[Charts and diagrams as code]
◆ ◆ ◆ ◆

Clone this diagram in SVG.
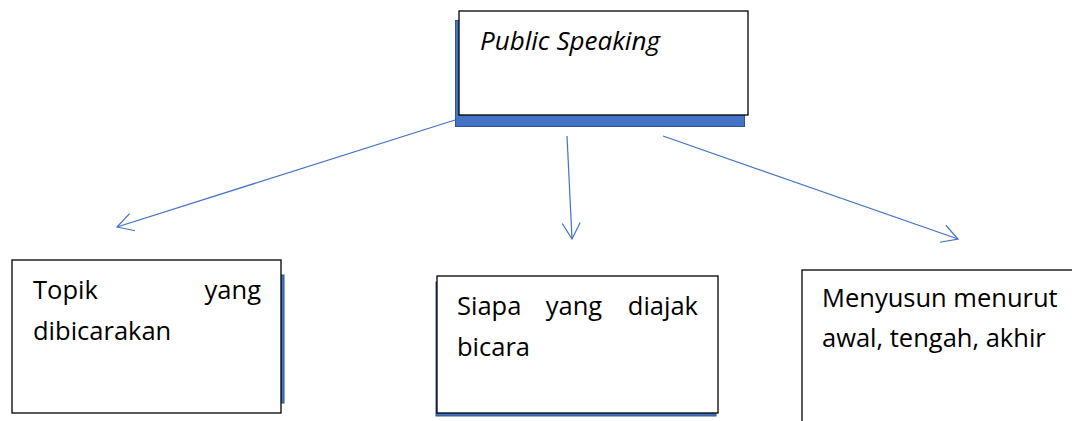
<svg xmlns="http://www.w3.org/2000/svg" width="1072" height="421" viewBox="0 0 1072 421">
<defs>
<style>
.box{fill:#ffffff;stroke:#000000;stroke-width:1.3}
.shadow{fill:#4472C4;stroke:#2F5597;stroke-width:1}
.t{font-family:"Open Sans","Noto Sans","Liberation Sans",sans-serif;font-size:25.5px;fill:#000000}
.ti{font-style:italic;font-size:26px}
.conn{stroke:#4472C4;stroke-width:1.2;fill:none}
</style>
<marker id="arr" markerUnits="userSpaceOnUse" markerWidth="22" markerHeight="22" viewBox="0 0 22 22" refX="18" refY="11" orient="auto">
<path d="M2,2 L18,11 L2,20" fill="none" stroke="#4472C4" stroke-width="1.2"/>
</marker>
</defs>
<rect width="1072" height="421" fill="#ffffff"/>
<g id="connectors">
<line class="conn" x1="455" y1="120" x2="117" y2="227" marker-end="url(#arr)"/>
<line class="conn" x1="567" y1="136" x2="572" y2="239" marker-end="url(#arr)"/>
<line class="conn" x1="663" y1="136" x2="958" y2="239" marker-end="url(#arr)"/>
</g>
<g id="node-public-speaking">
<rect class="shadow" x="455.5" y="20.5" width="289" height="106"/>
<rect class="box" x="459" y="11" width="289" height="104"/>
<text class="t ti" x="480" y="50">Public Speaking</text>
</g>
<g id="node-topik">
<rect class="shadow" x="20" y="275" width="264" height="128"/>
<rect class="box" x="12" y="260" width="269" height="153"/>
<text class="t" x="33" y="299">Topik</text>
<text class="t" x="261" y="299" text-anchor="end">yang</text>
<text class="t" x="33" y="340">dibicarakan</text>
</g>
<g id="node-siapa">
<rect class="shadow" x="436" y="282" width="280" height="134"/>
<rect class="box" x="437" y="276" width="281" height="137"/>
<text class="t" x="457" y="315">Siapa</text>
<text class="t" x="574" y="315" text-anchor="middle">yang</text>
<text class="t" x="698" y="315" text-anchor="end">diajak</text>
<text class="t" x="457" y="356">bicara</text>
</g>
<g id="node-menyusun">
<rect class="box" x="802" y="270" width="290" height="170"/>
<text class="t" x="822" y="307">Menyusun menurut</text>
<text class="t" x="822" y="347">awal, tengah, akhir</text>
</g>
</svg>
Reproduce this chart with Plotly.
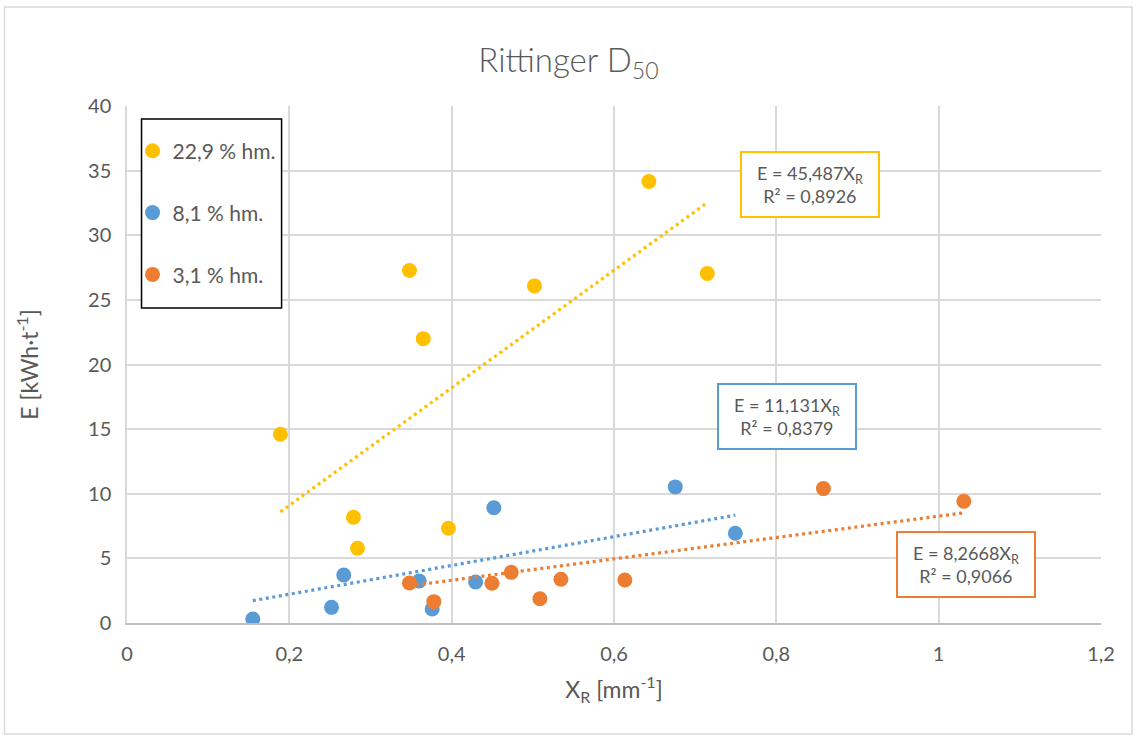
import plotly.graph_objects as go

# Specific energy E [kWh/t] versus Rittinger size parameter X_R [1/mm], three moisture levels
series_names = ["22,9 % hm.", "8,1 % hm.", "3,1 % hm."]
series_colors = ["#FFC000", "#5B9BD5", "#ED7D31"]

x_229 = [0.189, 0.279, 0.284, 0.348, 0.365, 0.396, 0.502, 0.643, 0.715]
e_229 = [14.6, 8.18, 5.78, 27.27, 22.0, 7.33, 26.08, 34.16, 27.04]

x_81 = [0.155, 0.252, 0.267, 0.360, 0.376, 0.4295, 0.452, 0.6755, 0.7495]
e_81 = [0.31, 1.21, 3.71, 3.25, 1.08, 3.17, 8.92, 10.53, 6.94]

x_31 = [0.348, 0.378, 0.4496, 0.4734, 0.5087, 0.5346, 0.6134, 0.858, 1.031]
e_31 = [3.1, 1.65, 3.07, 3.92, 1.88, 3.38, 3.33, 10.4, 9.42]

# Linear trend through the origin: E = k * X_R
slopes = [45.487, 11.131, 8.2668]
r_squared = ["0,8926", "0,8379", "0,9066"]
slope_labels = ["45,487", "11,131", "8,2668"]
label_pos = [(0.842, 33.9), (0.8127, 15.94), (1.0333, 4.565)]

x_ticks = [0, 0.2, 0.4, 0.6, 0.8, 1.0, 1.2]
x_tick_text = ["0", "0,2", "0,4", "0,6", "0,8", "1", "1,2"]
y_ticks = [0, 5, 10, 15, 20, 25, 30, 35, 40]

FONT = "Lato, Carlito, Calibri, sans-serif"
TXT = "#595959"

fig = go.Figure()
data = [(x_229, e_229), (x_81, e_81), (x_31, e_31)]

for i, (xs, ys) in enumerate(data):
    fig.add_trace(go.Scatter(
        x=xs, y=ys, mode="markers", name=series_names[i],
        legendgroup=f"g{i}",
        marker=dict(size=15, color=series_colors[i], line=dict(width=0)),
    ))

for i, (xs, ys) in enumerate(data):
    x0, x1 = min(xs), max(xs)
    fig.add_trace(go.Scatter(
        x=[x0, x1], y=[slopes[i] * x0, slopes[i] * x1], mode="lines",
        line=dict(color=series_colors[i], width=3.2, dash="3px,3.6px"),
        showlegend=False, hoverinfo="skip",
    ))

for i in range(3):
    fig.add_annotation(
        x=label_pos[i][0], y=label_pos[i][1], xref="x", yref="y",
        text=f"E = {slope_labels[i]}X<sub>R</sub><br>R² = {r_squared[i]}",
        showarrow=False, align="center",
        font=dict(family=FONT, size=18, color=TXT),
        bgcolor="white", bordercolor=series_colors[i], borderwidth=2,
        width=134, height=61, valign="middle",
    )

# outer chart frame
fig.add_shape(type="rect", xref="paper", yref="paper",
              x0=-0.1258, x1=1.0318, y0=-0.2147, y1=1.1915,
              line=dict(color="#D9D9D9", width=1.5), layer="below")

# legend frame
fig.add_shape(type="rect", xref="paper", yref="paper",
              x0=0.0149, x1=0.1587, y0=0.6093, y1=0.9749,
              line=dict(color="black", width=1.5), fillcolor="white", layer="above")

fig.update_layout(
    width=1137, height=738,
    margin=dict(l=127, r=36, t=106, b=115),
    paper_bgcolor="white", plot_bgcolor="white",
    font=dict(family=FONT, size=20, color=TXT),
    title=dict(text="Rittinger D<sub>50</sub>", x=0.5, xanchor="center",
               y=0.918, yanchor="middle",
               font=dict(family=FONT, size=33, color=TXT, weight=300)),
    xaxis=dict(range=[0, 1.2], tickvals=x_ticks, ticktext=x_tick_text,
               tickfont=dict(size=20, color=TXT),
               showgrid=True, gridcolor="#D9D9D9", gridwidth=1.5,
               zeroline=False, showline=True, linecolor="#BFBFBF", linewidth=1.5,
               ticks="", ticklabelstandoff=12,
               title=dict(text="X<sub>R</sub> [mm<sup>-1</sup>]", standoff=18,
                          font=dict(size=23, color=TXT))),
    yaxis=dict(range=[0, 40], tickvals=y_ticks,
               tickfont=dict(size=20, color=TXT),
               showgrid=True, gridcolor="#D9D9D9", gridwidth=1.5,
               zeroline=False, showline=True, linecolor="#D9D9D9", linewidth=1.5,
               ticks="", ticklabelstandoff=10,
               title=dict(text="E [kWh·t<sup>-1</sup>]", standoff=43,
                          font=dict(size=23, color=TXT))),
    legend=dict(x=0.0057, y=0.975, xanchor="left", yanchor="top",
                borderwidth=0, bgcolor="rgba(0,0,0,0)",
                font=dict(family=FONT, size=21, color=TXT),
                title=dict(text="&nbsp;", font=dict(size=9)),
                tracegroupgap=31.5, itemwidth=30),
    showlegend=True,
)

fig.write_html("out.html")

◆ ◆ ◆ ◆

Short task:
Will you set down the records word for word while leaving out every picture?

Problem solution:
Clone this diagram in SVG.
<svg xmlns="http://www.w3.org/2000/svg" width="1072" height="421" viewBox="0 0 1072 421">
<defs>
<style>
.box{fill:#ffffff;stroke:#000000;stroke-width:1.3}
.shadow{fill:#4472C4;stroke:#2F5597;stroke-width:1}
.t{font-family:"Open Sans","Noto Sans","Liberation Sans",sans-serif;font-size:25.5px;fill:#000000}
.ti{font-style:italic;font-size:26px}
.conn{stroke:#4472C4;stroke-width:1.2;fill:none}
</style>
<marker id="arr" markerUnits="userSpaceOnUse" markerWidth="22" markerHeight="22" viewBox="0 0 22 22" refX="18" refY="11" orient="auto">
<path d="M2,2 L18,11 L2,20" fill="none" stroke="#4472C4" stroke-width="1.2"/>
</marker>
</defs>
<rect width="1072" height="421" fill="#ffffff"/>
<g id="connectors">
<line class="conn" x1="455" y1="120" x2="117" y2="227" marker-end="url(#arr)"/>
<line class="conn" x1="567" y1="136" x2="572" y2="239" marker-end="url(#arr)"/>
<line class="conn" x1="663" y1="136" x2="958" y2="239" marker-end="url(#arr)"/>
</g>
<g id="node-public-speaking">
<rect class="shadow" x="455.5" y="20.5" width="289" height="106"/>
<rect class="box" x="459" y="11" width="289" height="104"/>
<text class="t ti" x="480" y="50">Public Speaking</text>
</g>
<g id="node-topik">
<rect class="shadow" x="20" y="275" width="264" height="128"/>
<rect class="box" x="12" y="260" width="269" height="153"/>
<text class="t" x="33" y="299">Topik</text>
<text class="t" x="261" y="299" text-anchor="end">yang</text>
<text class="t" x="33" y="340">dibicarakan</text>
</g>
<g id="node-siapa">
<rect class="shadow" x="436" y="282" width="280" height="134"/>
<rect class="box" x="437" y="276" width="281" height="137"/>
<text class="t" x="457" y="315">Siapa</text>
<text class="t" x="574" y="315" text-anchor="middle">yang</text>
<text class="t" x="698" y="315" text-anchor="end">diajak</text>
<text class="t" x="457" y="356">bicara</text>
</g>
<g id="node-menyusun">
<rect class="box" x="802" y="270" width="290" height="170"/>
<text class="t" x="822" y="307">Menyusun menurut</text>
<text class="t" x="822" y="347">awal, tengah, akhir</text>
</g>
</svg>
Reproduce this chart with Plotly.
import plotly.graph_objects as go

# Specific energy E [kWh/t] versus Rittinger size parameter X_R [1/mm], three moisture levels
series_names = ["22,9 % hm.", "8,1 % hm.", "3,1 % hm."]
series_colors = ["#FFC000", "#5B9BD5", "#ED7D31"]

x_229 = [0.189, 0.279, 0.284, 0.348, 0.365, 0.396, 0.502, 0.643, 0.715]
e_229 = [14.6, 8.18, 5.78, 27.27, 22.0, 7.33, 26.08, 34.16, 27.04]

x_81 = [0.155, 0.252, 0.267, 0.360, 0.376, 0.4295, 0.452, 0.6755, 0.7495]
e_81 = [0.31, 1.21, 3.71, 3.25, 1.08, 3.17, 8.92, 10.53, 6.94]

x_31 = [0.348, 0.378, 0.4496, 0.4734, 0.5087, 0.5346, 0.6134, 0.858, 1.031]
e_31 = [3.1, 1.65, 3.07, 3.92, 1.88, 3.38, 3.33, 10.4, 9.42]

# Linear trend through the origin: E = k * X_R
slopes = [45.487, 11.131, 8.2668]
r_squared = ["0,8926", "0,8379", "0,9066"]
slope_labels = ["45,487", "11,131", "8,2668"]
label_pos = [(0.842, 33.9), (0.8127, 15.94), (1.0333, 4.565)]

x_ticks = [0, 0.2, 0.4, 0.6, 0.8, 1.0, 1.2]
x_tick_text = ["0", "0,2", "0,4", "0,6", "0,8", "1", "1,2"]
y_ticks = [0, 5, 10, 15, 20, 25, 30, 35, 40]

FONT = "Lato, Carlito, Calibri, sans-serif"
TXT = "#595959"

fig = go.Figure()
data = [(x_229, e_229), (x_81, e_81), (x_31, e_31)]

for i, (xs, ys) in enumerate(data):
    fig.add_trace(go.Scatter(
        x=xs, y=ys, mode="markers", name=series_names[i],
        legendgroup=f"g{i}",
        marker=dict(size=15, color=series_colors[i], line=dict(width=0)),
    ))

for i, (xs, ys) in enumerate(data):
    x0, x1 = min(xs), max(xs)
    fig.add_trace(go.Scatter(
        x=[x0, x1], y=[slopes[i] * x0, slopes[i] * x1], mode="lines",
        line=dict(color=series_colors[i], width=3.2, dash="3px,3.6px"),
        showlegend=False, hoverinfo="skip",
    ))

for i in range(3):
    fig.add_annotation(
        x=label_pos[i][0], y=label_pos[i][1], xref="x", yref="y",
        text=f"E = {slope_labels[i]}X<sub>R</sub><br>R² = {r_squared[i]}",
        showarrow=False, align="center",
        font=dict(family=FONT, size=18, color=TXT),
        bgcolor="white", bordercolor=series_colors[i], borderwidth=2,
        width=134, height=61, valign="middle",
    )

# outer chart frame
fig.add_shape(type="rect", xref="paper", yref="paper",
              x0=-0.1258, x1=1.0318, y0=-0.2147, y1=1.1915,
              line=dict(color="#D9D9D9", width=1.5), layer="below")

# legend frame
fig.add_shape(type="rect", xref="paper", yref="paper",
              x0=0.0149, x1=0.1587, y0=0.6093, y1=0.9749,
              line=dict(color="black", width=1.5), fillcolor="white", layer="above")

fig.update_layout(
    width=1137, height=738,
    margin=dict(l=127, r=36, t=106, b=115),
    paper_bgcolor="white", plot_bgcolor="white",
    font=dict(family=FONT, size=20, color=TXT),
    title=dict(text="Rittinger D<sub>50</sub>", x=0.5, xanchor="center",
               y=0.918, yanchor="middle",
               font=dict(family=FONT, size=33, color=TXT, weight=300)),
    xaxis=dict(range=[0, 1.2], tickvals=x_ticks, ticktext=x_tick_text,
               tickfont=dict(size=20, color=TXT),
               showgrid=True, gridcolor="#D9D9D9", gridwidth=1.5,
               zeroline=False, showline=True, linecolor="#BFBFBF", linewidth=1.5,
               ticks="", ticklabelstandoff=12,
               title=dict(text="X<sub>R</sub> [mm<sup>-1</sup>]", standoff=18,
                          font=dict(size=23, color=TXT))),
    yaxis=dict(range=[0, 40], tickvals=y_ticks,
               tickfont=dict(size=20, color=TXT),
               showgrid=True, gridcolor="#D9D9D9", gridwidth=1.5,
               zeroline=False, showline=True, linecolor="#D9D9D9", linewidth=1.5,
               ticks="", ticklabelstandoff=10,
               title=dict(text="E [kWh·t<sup>-1</sup>]", standoff=43,
                          font=dict(size=23, color=TXT))),
    legend=dict(x=0.0057, y=0.975, xanchor="left", yanchor="top",
                borderwidth=0, bgcolor="rgba(0,0,0,0)",
                font=dict(family=FONT, size=21, color=TXT),
                title=dict(text="&nbsp;", font=dict(size=9)),
                tracegroupgap=31.5, itemwidth=30),
    showlegend=True,
)

fig.write_html("out.html")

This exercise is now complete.